If Lamoriello was in the hot seat before, I’m not sure what to call the position he’s in now. How will ownership react? Do they trust him enough to ignore the last two failed offseasons and the tragic blunders this summer? Even if you take last season with a grain of salt, it was still a bad season, in large part, because Lamoriello didn’t address the team’s offensive issues.

The Islanders were simply eight wins shy – or about one more win per month – from a playoff spot. Maybe that speaks to the team’s ability to bounce back, but they need to do more than that next season; they were a goal short in Game 7 of the 2021 Stanley Cup semifinals. The need for scoring and a real offensive punch has been clear as day for over a year, and the inaction is deafening. It’s possible that this group can step up, but it’s obvious that there’s an offensive hurdle they need to get over if they want to contend again.

That leads us to a host of questions. Is there still time for a trade to take place or a waiver wire pickup as teams clean up their cap situations before the season starts? Could Sonny Milano be a low-key answer? Could a whole season with a healthy roster and bounce-back seasons from their forward group be enough? Will the switch behind the bench from Barry Trotz to Lane Lambert move the needle? Will Semyon Varlamov bounce back after a lackluster season and an injury?

The Athletic’s Kevin Kurz sums up all these questions nicely: “At this point, the new coaching staff, some internal growth, and better overall health seem to be what the Islanders are counting on to keep them in the mix long enough to potentially add someone of value mid-season or before the 2022-23 trade deadline” (from, ‘Islanders’ inability to land Nazem Kadri is their latest offseason failure,’ The Athletic, 8/18/2022).

All of that is possible, but as Ethan Sears of the New York Post wrote, “Those are a lot of maybes for a team that believes itself to be a Stanley Cup contender” (from, Islanders have many maybes after missing out on Nazem Kadri, New York Post, 8/18/2022).
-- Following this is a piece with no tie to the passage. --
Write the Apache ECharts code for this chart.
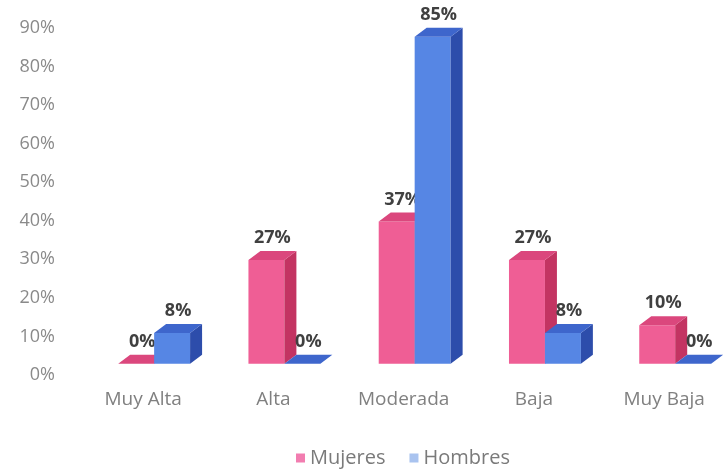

Running it back feels like a scary proposition, but at the moment, that’s all we have to go on, even if Kadri wasn’t even necessarily the best move for the team, and the rest of the division didn’t necessarily get better.

There’s no excuse for Lamoriello’s inability to get a team-changing player at this point. We can point to the cap all we want, but he made that bed himself, so if that’s the problem, he is still to blame, plain and simple.